EU backs down on bluefin quota cut

19 Nov 2010

European tuna fishing nations have forced the European Union to scrap plans to save the threatened bluefin through a sizeable cut in the 2011 annual quota.

After drawn-out negotiations, the 27-member state EU abandoned a plan to seek cutbacks in fishing quotas based only on scientific advice. It said it will now also consider the interests of tuna fishermen.

Representatives from 48 countries around the world are preparing to set fishing quotas for the Atlantic bluefin. That meeting in Paris, France, started Wednesday 17 November and continues through 27 November.

Bluefin tuna stocks in the eastern Atlantic and the Mediterranean have dropped 60% from 1997 to 2007, and the current Mediterranean fishing quota is 13,500 tonnes.

Some conservationists want quotas slashed at the international meeting, while others want fishing suspended entirely, saying that illegal fishing is rampant in the Mediterranean.

EU fisheries commissioner Maria Damanaki said her latest negotiating mandate "is not based on the Commission's proposal", which had focused on recommendations from marine scientists.

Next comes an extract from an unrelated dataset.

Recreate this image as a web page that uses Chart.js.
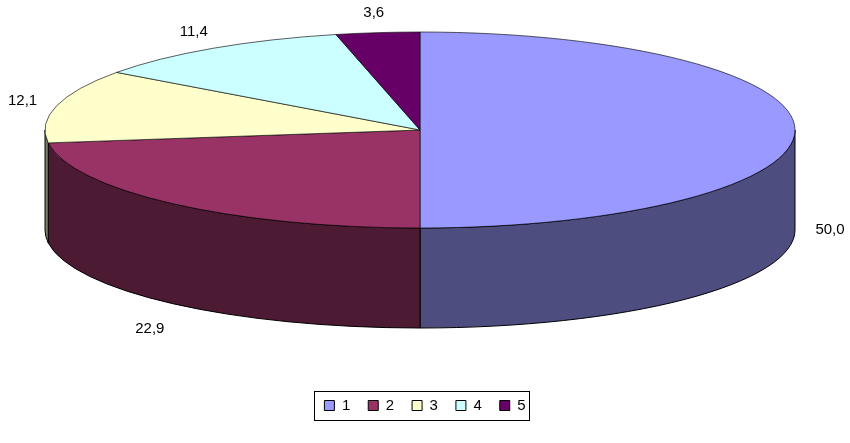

She now must defend a position at a meeting of the International Commission for the Conservation of Atlantic Tunas (ICCAT) that she does not agree with.

"Nevertheless, the Commission will respect its obligations as the negotiator on behalf of the European Union," she said in a statement.

The EU statement did not say what quota it would press for at the international meeting.

Damanaki had reportedly been seeking to halve the quota.